Ce thesaurus a reçu le soutien du Syndicat national des agences de voyage, du Syndicat national des entreprises de tourisme et de la Fédération nationale des offices de tourisme et des Syndicats d'initiative. Leurs représentants sont aujourd'hui avec nous, et je tiens personnellement à les remercier de leur appui et de la collaboration de qualité qui s'est développée avec nos services. La concertation entre opérateurs publics et privés est indispensable au développement d'un tourisme culturel de qualité et attractif.
Le ministère de la culture a également élaboré un outil de notre temps pour connaître les Villes et Pays d'Art et d'Histoire, comptant bien sur l'envie déclenchée par une visite virtuelle d'un nouveau site Internet pour aller voir « pour de vrai ». Ce site, qui vous sera présenté dans quelques minutes, reprend l'identité visuelle des Villes et pays d'art et d'histoire forgée par les brochures mises à la disposition des touristes, et dont le prochain numéro présentera les villes et pays d'art et d'histoire de Midi-Pyrénées.
Toutes les actions que je viens d'évoquer sont magnifiquement illustrées ici, à Figeac.
Figeac, labellisée ville d'art et d'histoire depuis 1991, a mené une politique exemplaire de valorisation de son patrimoine dans son secteur sauvegardé et développé des actions résolues pour la diffusion et la connaissance par tous les publics de son histoire. Elle constitue l'un des exemples les plus aboutis de cette nouvelle manière de faire du tourisme que j'appelle de mes vœux.
L'espace que j'aurai le plaisir d'inaugurer en fin de matinée avec Martin Malvy donne de belles clefs de lecture du patrimoine figeacois et développe des outils d’appropriation par chacun, par chaque enfant, de l'histoire et de la mémoire actualisée de son lieu de vie. Chaque habitant peut devenir l'hôte fier et accueillant de sa ville, de son territoire, pour peu qu'il retrouve les chemins de leur histoire.
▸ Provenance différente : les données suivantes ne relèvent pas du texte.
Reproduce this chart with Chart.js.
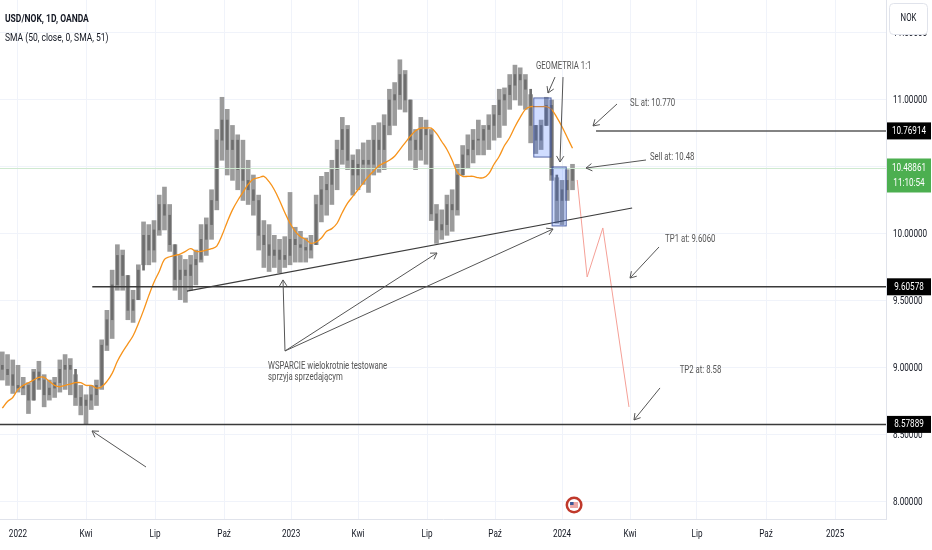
<!DOCTYPE html>
<html>
<head>
<meta charset="utf-8">
<script src="https://cdn.jsdelivr.net/npm/chart.js@4.4.1/dist/chart.umd.min.js"></script>
<style>
  html, body { margin: 0; padding: 0; background: #fff; }
  #wrap { width: 932px; height: 550px; position: relative; }
</style>
</head>
<body>
<div id="wrap"><canvas id="chart" width="932" height="550"></canvas></div>
<script>
// weekly bars, week 0 = 3 Jan 2022
const firstWeek = -3;
const firstOpen = 9.02;
const highs = [
  9.12, 9.10, 9.06, 9.02, 8.93, 8.89, 8.99, 9.05, 8.95, 8.91,
  8.93, 9.06, 9.10, 9.07, 8.95, 8.87, 8.80, 8.87, 8.91, 9.21,
  9.43, 9.73, 9.92, 9.88, 9.69, 9.58, 9.77, 10.09, 10.07, 10.10,
  10.29, 10.35, 10.22, 9.92, 9.84, 9.81, 9.84, 9.88, 10.07, 10.12,
  10.33, 10.78, 11.02, 10.93, 10.81, 10.74, 10.70, 10.55, 10.44, 10.29,
  10.10, 10.07, 9.99, 9.96, 9.98, 10.31, 10.05, 10.02, 9.97, 9.99,
  10.29, 10.43, 10.46, 10.55, 10.70, 10.87, 10.81, 10.59, 10.63, 10.68,
  10.70, 10.81, 10.83, 10.89, 11.08, 11.13, 11.30, 11.22, 11.00, 10.78,
  10.87, 10.85, 10.78, 10.22, 10.18, 10.29, 10.33, 10.52, 10.66, 10.74,
  10.78, 10.85, 10.81, 10.89, 10.96, 11.08, 11.09, 11.19, 11.26, 11.24,
  11.19, 11.04, 10.81, 10.85, 11.02, 11.00, 10.42, 10.40, 10.48, 10.52
];
const lows = [
  8.91, 8.87, 8.81, 8.82, 8.80, 8.66, 8.76, 8.84, 8.71, 8.76,
  8.78, 8.82, 8.84, 8.80, 8.72, 8.65, 8.58, 8.69, 8.72, 8.84,
  9.13, 9.22, 9.58, 9.58, 9.36, 9.34, 9.51, 9.77, 9.77, 9.79,
  9.99, 10.03, 9.87, 9.58, 9.51, 9.49, 9.58, 9.62, 9.79, 9.84,
  9.96, 10.18, 10.55, 10.44, 10.40, 10.33, 10.25, 10.22, 10.14, 9.88,
  9.75, 9.72, 9.75, 9.71, 9.75, 9.77, 9.79, 9.79, 9.79, 9.82,
  9.92, 10.09, 10.14, 10.22, 10.33, 10.52, 10.48, 10.29, 10.33, 10.37,
  10.31, 10.44, 10.46, 10.48, 10.74, 10.81, 10.93, 10.91, 10.55, 10.48,
  10.55, 10.52, 10.10, 9.93, 9.96, 9.99, 10.02, 10.14, 10.44, 10.49,
  10.53, 10.59, 10.59, 10.63, 10.70, 10.72, 10.81, 10.93, 11.00, 10.96,
  10.93, 10.68, 10.60, 10.63, 10.81, 10.40, 10.08, 10.07, 10.25, 10.33
];
const closes = [
  8.99, 8.95, 8.87, 8.85, 8.87, 8.76, 8.97, 8.91, 8.80, 8.85,
  8.89, 8.99, 9.02, 8.99, 8.78, 8.72, 8.76, 8.80, 8.87, 9.17,
  9.36, 9.62, 9.84, 9.69, 9.43, 9.51, 9.73, 9.99, 9.88, 10.03,
  10.22, 10.14, 9.92, 9.66, 9.73, 9.69, 9.77, 9.81, 9.96, 10.07,
  10.25, 10.70, 10.85, 10.63, 10.70, 10.48, 10.40, 10.33, 10.25, 9.99,
  9.92, 9.84, 9.88, 9.81, 9.84, 9.96, 9.92, 9.90, 9.88, 9.92,
  10.22, 10.33, 10.37, 10.48, 10.63, 10.78, 10.55, 10.44, 10.52, 10.55,
  10.52, 10.70, 10.63, 10.81, 11.00, 11.04, 11.19, 11.00, 10.70, 10.63,
  10.78, 10.74, 10.15, 10.03, 10.07, 10.22, 10.18, 10.44, 10.59, 10.63,
  10.70, 10.70, 10.78, 10.81, 10.89, 11.00, 11.04, 11.11, 11.19, 11.15,
  11.08, 10.81, 10.70, 10.81, 10.96, 10.44, 10.25, 10.33, 10.40, 10.49
];
const sma50 = [
  8.70, 8.75, 8.78, 8.84, 8.87, 8.89, 8.91, 8.93, 8.93, 8.90,
  8.87, 8.86, 8.87, 8.88, 8.89, 8.89, 8.87, 8.87, 8.85, 8.86,
  8.90, 8.96, 9.05, 9.12, 9.18, 9.24, 9.33, 9.43, 9.54, 9.64,
  9.72, 9.81, 9.83, 9.84, 9.85, 9.87, 9.89, 9.87, 9.87, 9.88,
  9.89, 9.91, 9.99, 10.09, 10.18, 10.25, 10.31, 10.37, 10.41, 10.42,
  10.43, 10.39, 10.33, 10.25, 10.16, 10.08, 10.02, 9.98, 9.96, 9.93,
  9.94, 9.97, 10.02, 10.04, 10.08, 10.16, 10.23, 10.28, 10.33, 10.38,
  10.43, 10.47, 10.51, 10.53, 10.55, 10.58, 10.63, 10.68, 10.73, 10.77,
  10.79, 10.79, 10.79, 10.75, 10.69, 10.63, 10.55, 10.46, 10.43, 10.43,
  10.43, 10.42, 10.42, 10.45, 10.52, 10.58, 10.66, 10.72, 10.80, 10.87,
  10.93, 10.95, 10.95, 10.95, 10.95, 10.93, 10.87, 10.80, 10.72, 10.64
];
const weeks = closes.map((_, i) => firstWeek + i);

const xTicks = [0, 13, 26.2, 39.4, 52.2, 65, 78.2, 91.2, 104, 117, 129.8, 143, 156.2];
const xTickLabels = ['2022', 'Kwi', 'Lip', 'Paź', '2023', 'Kwi', 'Lip', 'Paź', '2024', 'Kwi', 'Lip', 'Paź', '2025'];
const yTicks = [8, 8.5, 9, 9.5, 10, 10.5, 11, 11.5];
const X_MIN = -3.44, X_MAX = 165.93;
const Y_MIN = 7.873, Y_MAX = 11.746;

// drawings on the chart
const lastPrice = 10.48861;
const countdown = '11:10:54';
const levels = [8.57889, 9.60578, 10.76914];
const levelStarts = [X_MIN, 14.2, 110.5];
const trendline = [[32.3, 9.574], [117.4, 10.194]];
const projection = [[106.9, 10.403], [108.8, 9.679], [111.8, 10.045], [116.8, 8.709]];
const arrows = [
  [[24.47, 8.261], [14.15, 8.530]],
  [[51.04, 9.127], [50.66, 9.657]],
  [[51.04, 9.127], [80.10, 9.858]],
  [[51.04, 9.127], [102.28, 10.037]],
  [[102.66, 11.171], [101.32, 11.052]],
  [[104.19, 11.171], [103.61, 10.537]],
  [[114.51, 10.970], [109.92, 10.806]],
  [[120.05, 10.552], [108.58, 10.492]],
  [[122.54, 9.903], [116.99, 9.671]],
  [[122.73, 8.851], [117.76, 8.612]]
];
const boxes = [
  [[98.6, 11.015], [101.9, 10.574]],
  [[102.1, 10.500], [104.8, 10.060]]
];
const notes = [
  ['GEOMETRIA 1:1', 99.0, 11.254],
  ['SL at: 10.770', 117.0, 10.978],
  ['Sell at: 10.48', 120.8, 10.574],
  ['TP1 at: 9.6060', 123.7, 9.963],
  ['TP2 at: 8.58', 126.5, 8.985],
  ['WSPARCIE wielokrotnie testowane', 47.8, 9.015],
  ['sprzyja sprzedającym', 47.8, 8.933]
];
const eventWeek = 106.3;

const SX = 0.74; // narrow text like the screenshot
function drawText(ctx, s, x, y, size, color, align, bold) {
  ctx.save();
  ctx.font = (bold ? 'bold ' : '') + size + 'px Roboto, "Liberation Sans", sans-serif';
  ctx.fillStyle = color;
  ctx.textBaseline = 'middle';
  ctx.textAlign = 'left';
  const w = ctx.measureText(s).width * SX;
  const x0 = align === 'center' ? x - w / 2 : align === 'right' ? x - w : x;
  ctx.translate(x0, y);
  ctx.scale(SX, 1);
  ctx.fillText(s, 0, 0);
  ctx.restore();
}

const lineDs = (pts, color, width, order, extra) => Object.assign({
  type: 'line',
  data: pts.map(p => ({ x: p[0], y: p[1] })),
  borderColor: color, borderWidth: width,
  pointRadius: 0, tension: 0, order: order
}, extra || {});

const datasets = [
  {
    type: 'bar', label: 'wick', grouped: false, order: 20,
    data: weeks.map((w, i) => ({ x: w, y: [lows[i], highs[i]] })),
    backgroundColor: '#9b9b9b', barThickness: 4
  },
  {
    type: 'bar', label: 'body', grouped: false, order: 19,
    data: weeks.map((w, i) => ({ x: w, y: [i ? closes[i - 1] : firstOpen, closes[i]] })),
    backgroundColor: '#6e6e6e', barThickness: 2, minBarLength: 1
  },
  lineDs(weeks.map((w, i) => [w, sma50[i]]), '#f7931a', 1.3, 10, { tension: 0.35 }),
  lineDs([[X_MIN, lastPrice], [X_MAX, lastPrice]], '#cfe9d0', 1, 15),
  lineDs(trendline, '#3c3c3c', 1.2, 5),
  lineDs(projection, '#f5a097', 1, 5)
];
levels.forEach((v, i) => {
  datasets.push(lineDs([[levelStarts[i], v], [X_MAX, v]], i === 2 ? '#5a5a5a' : '#3a3a3a', 1.5, 4));
});
arrows.forEach(a => datasets.push(lineDs(a, '#555', 1, 3, { arrow: true })));

const overlay = {
  id: 'overlay',
  afterDatasetsDraw(chart) {
    const { ctx, chartArea: a } = chart;
    const sx = chart.scales.x, sy = chart.scales.y;
    ctx.save();
    ctx.beginPath();
    ctx.rect(a.left, a.top, a.right - a.left, a.bottom - a.top);
    ctx.clip();
    boxes.forEach(b => {
      const x0 = sx.getPixelForValue(b[0][0]), x1 = sx.getPixelForValue(b[1][0]);
      const y0 = sy.getPixelForValue(b[0][1]), y1 = sy.getPixelForValue(b[1][1]);
      ctx.fillStyle = 'rgba(41,98,255,0.22)';
      ctx.fillRect(x0, y0, x1 - x0, y1 - y0);
      ctx.strokeStyle = 'rgba(60,80,150,0.85)';
      ctx.lineWidth = 1;
      ctx.strokeRect(x0, y0, x1 - x0, y1 - y0);
    });
    chart.data.datasets.forEach((ds, i) => {
      if (!ds.arrow) return;
      const pts = chart.getDatasetMeta(i).data;
      const p0 = pts[0], p1 = pts[1];
      const ang = Math.atan2(p1.y - p0.y, p1.x - p0.x);
      ctx.strokeStyle = ds.borderColor;
      ctx.lineWidth = 1;
      ctx.beginPath();
      [-0.55, 0.55].forEach(d => {
        ctx.moveTo(p1.x, p1.y);
        ctx.lineTo(p1.x - 7 * Math.cos(ang + d), p1.y - 7 * Math.sin(ang + d));
      });
      ctx.stroke();
    });
    notes.forEach(n => drawText(ctx, n[0], sx.getPixelForValue(n[1]), sy.getPixelForValue(n[2]), 10.5, '#555', 'left'));

    // economic event badge
    const ex = sx.getPixelForValue(eventWeek), ey = a.bottom - 14;
    ctx.beginPath(); ctx.arc(ex, ey, 8.5, 0, Math.PI * 2); ctx.fillStyle = '#c0392b'; ctx.fill();
    ctx.beginPath(); ctx.arc(ex, ey, 6, 0, Math.PI * 2); ctx.fillStyle = '#fff'; ctx.fill();
    ctx.fillStyle = '#d9534f';
    for (let k = -2; k <= 2; k += 2) ctx.fillRect(ex - 4, ey + k - 0.5, 8, 1);
    ctx.fillStyle = '#3b5998';
    ctx.fillRect(ex - 4, ey - 3, 3.5, 3);
    ctx.restore();
  },
  afterDraw(chart) {
    const { ctx, chartArea: a } = chart;
    const sx = chart.scales.x, sy = chart.scales.y;
    xTicks.forEach((t, i) => drawText(ctx, xTickLabels[i], sx.getPixelForValue(t), a.bottom + 15, 11, '#131722', 'center'));
    yTicks.forEach(v => drawText(ctx, v.toFixed(5), a.right + 7, sy.getPixelForValue(v), 11, '#131722', 'left'));

    const tag = (v, bg, lines, top, h) => {
      const y = sy.getPixelForValue(v);
      ctx.fillStyle = bg;
      ctx.fillRect(a.right + 1, y - top, 44, h);
      lines.forEach((s, k) => drawText(ctx, s, a.right + 23, y + k * 15, 11, '#fff', 'center'));
    };
    levels.forEach(v => tag(v, '#000', [v.toFixed(5)], 8.5, 17));
    tag(lastPrice, '#4caf50', [lastPrice.toFixed(5), countdown], 10, 34);

    // currency button
    ctx.save();
    ctx.fillStyle = '#fff';
    ctx.strokeStyle = '#e0e3eb';
    ctx.lineWidth = 1;
    ctx.beginPath();
    ctx.roundRect(a.right + 3.5, 3.5, 38, 31, 4);
    ctx.fill(); ctx.stroke();
    ctx.restore();
    drawText(ctx, 'NOK', a.right + 22.5, 18, 10.5, '#131722', 'center');

    drawText(ctx, 'USD/NOK, 1D, OANDA', 5, 19, 11.5, '#131722', 'left', true);
    drawText(ctx, 'SMA (50, close, 0, SMA, 51)', 5, 38, 11.5, '#131722', 'left');
  }
};

new Chart(document.getElementById('chart'), {
  type: 'bar',
  data: { datasets },
  options: {
    responsive: false, animation: false, devicePixelRatio: 1,
    layout: { padding: 0 },
    plugins: { legend: { display: false }, tooltip: { enabled: false } },
    scales: {
      x: {
        type: 'linear', min: X_MIN, max: X_MAX, offset: false,
        afterBuildTicks: s => { s.ticks = xTicks.map(v => ({ value: v })); },
        afterFit: s => { s.height = 31; },
        ticks: { display: false },
        grid: { color: '#f0f3fa', drawTicks: false, offset: false },
        border: { color: '#e0e3eb' }
      },
      y: {
        type: 'linear', position: 'right', min: Y_MIN, max: Y_MAX, beginAtZero: false,
        afterBuildTicks: s => { s.ticks = yTicks.map(v => ({ value: v })); },
        afterFit: s => { s.width = 46; },
        ticks: { display: false },
        grid: { color: '#f0f3fa', drawTicks: false },
        border: { color: '#e0e3eb' }
      }
    }
  },
  plugins: [overlay]
});
</script>
</body>
</html>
Mais je laisse le soin à Martin Malvy de vous présenter sa ville et les activités qu'il y a développées, avec un dynamisme auquel je rends hommage. Vos engagements, cher Martin, à l'assemblée nationale, votre participation au Conseil national des Villes et pays d'art et d'histoire, témoignent de la place que vous assignez à notre culture et au patrimoine dans une fonction sociale plus que jamais actuelle : forger une identité, retisser des liens entre les habitants, les générations, les cultures du monde, appréhender le patrimoine dans toute la plénitude de sa valeur esthétique, ouvert à la création contemporaine comme cette superbe place des Ecritures que nous verrons tout à l'heure.